Ligons was one of several victims who stood up in court, reading powerful statements to the judge and Holtzclaw himself.
A crowd gathered outside the courtroom to hear Ligons deliver her message again.
"I've changed how I lived for almost two years, so I definitely want my life back - a life I had before he took it away from me," she said.
“Thank God for those who do believe us," said Sharday Hill, another Holtzclaw accuser. "No matter how powerful he was and how vulnerable and helpless we were, he had no power to do what was done to us.”
However, sentencing was delayed for more than three hours due to a motion for a new trial.
That motion was centered around a Facebook post by an Oklahoma City police detective.
Defense Attorney Scott Adams claimed the post presented new evidence, to which prosecutors disagreed.
That detective ultimately took the stand on Thursday, stating he was barely involved in the investigation and he simply posted "office rumors."
"It does point out that a careless, reckless, ridiculous Facebook post by any person can really interfere with the justice process," said District Attorney David Prater.
The DA assured women Holtzclaw would not do this again.
“Men who victimize women, this is what's going to happen to you.
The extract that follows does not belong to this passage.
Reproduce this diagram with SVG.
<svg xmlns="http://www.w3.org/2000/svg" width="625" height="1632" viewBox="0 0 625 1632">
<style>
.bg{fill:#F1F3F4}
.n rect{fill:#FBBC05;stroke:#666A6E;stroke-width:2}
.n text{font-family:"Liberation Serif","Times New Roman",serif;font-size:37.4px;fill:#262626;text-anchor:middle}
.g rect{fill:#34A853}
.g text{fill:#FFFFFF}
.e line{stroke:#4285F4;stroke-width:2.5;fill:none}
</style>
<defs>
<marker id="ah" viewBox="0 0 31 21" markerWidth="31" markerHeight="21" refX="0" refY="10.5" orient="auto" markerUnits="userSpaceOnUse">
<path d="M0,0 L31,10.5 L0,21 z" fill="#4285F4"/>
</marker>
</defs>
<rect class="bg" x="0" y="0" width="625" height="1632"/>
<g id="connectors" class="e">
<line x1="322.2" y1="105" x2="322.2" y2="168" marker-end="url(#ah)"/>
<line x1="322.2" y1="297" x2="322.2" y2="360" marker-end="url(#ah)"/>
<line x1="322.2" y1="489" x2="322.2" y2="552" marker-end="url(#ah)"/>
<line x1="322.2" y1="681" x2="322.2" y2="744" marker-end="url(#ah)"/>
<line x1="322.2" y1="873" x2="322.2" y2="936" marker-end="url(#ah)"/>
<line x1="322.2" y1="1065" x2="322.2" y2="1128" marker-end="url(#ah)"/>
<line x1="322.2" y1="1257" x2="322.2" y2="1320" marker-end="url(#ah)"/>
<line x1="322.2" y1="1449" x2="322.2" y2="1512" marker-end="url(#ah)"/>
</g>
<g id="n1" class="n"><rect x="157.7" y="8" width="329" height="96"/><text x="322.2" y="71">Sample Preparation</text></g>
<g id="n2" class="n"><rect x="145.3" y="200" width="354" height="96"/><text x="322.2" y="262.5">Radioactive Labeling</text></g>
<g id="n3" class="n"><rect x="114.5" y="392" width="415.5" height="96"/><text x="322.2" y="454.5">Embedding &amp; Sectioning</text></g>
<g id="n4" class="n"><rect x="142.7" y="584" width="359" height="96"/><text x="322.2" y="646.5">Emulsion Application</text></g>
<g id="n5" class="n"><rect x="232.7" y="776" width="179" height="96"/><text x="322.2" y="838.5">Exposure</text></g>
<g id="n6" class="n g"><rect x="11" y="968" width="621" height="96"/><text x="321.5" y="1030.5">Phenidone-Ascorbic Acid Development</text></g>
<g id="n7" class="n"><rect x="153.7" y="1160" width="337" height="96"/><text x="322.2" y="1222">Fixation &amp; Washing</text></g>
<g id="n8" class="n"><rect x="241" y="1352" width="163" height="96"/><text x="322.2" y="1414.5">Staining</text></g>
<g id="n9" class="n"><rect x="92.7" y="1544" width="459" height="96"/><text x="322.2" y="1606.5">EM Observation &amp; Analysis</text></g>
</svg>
We will lock you up,” Prater said. “This about the victimization of women no matter what color, and that predators are out there not just going after compromised African American women but also compromised Native American women, Hispanic women, Asian women and white women."
For many, this case was about race.
“A police officer has gone to prison for life for something done to black women,” one advocate said.
“A message for black women and black girls that you can come forward and state your case and get justice,” said Grace Franklin, another advocate with OKC Artists for Justice.
An emotionless Holtzclaw was led out in shackles, facing 263 years in prison - a decision that was music to the ears of supporters and the survivors they celebrate.
"I can now rest, knowing he's in prison, which allows me of being able to live my life without looking behind my shoulders," Ligons said. “Justice was served today. I just know how glad I am and how proud I am, especially for all the victims - how we were traumatized and all the things we had to go through.”
Holtzclaw will be moved by the Department of Corrections to a new facility on Monday.
His defense team plans to appeal today's decision.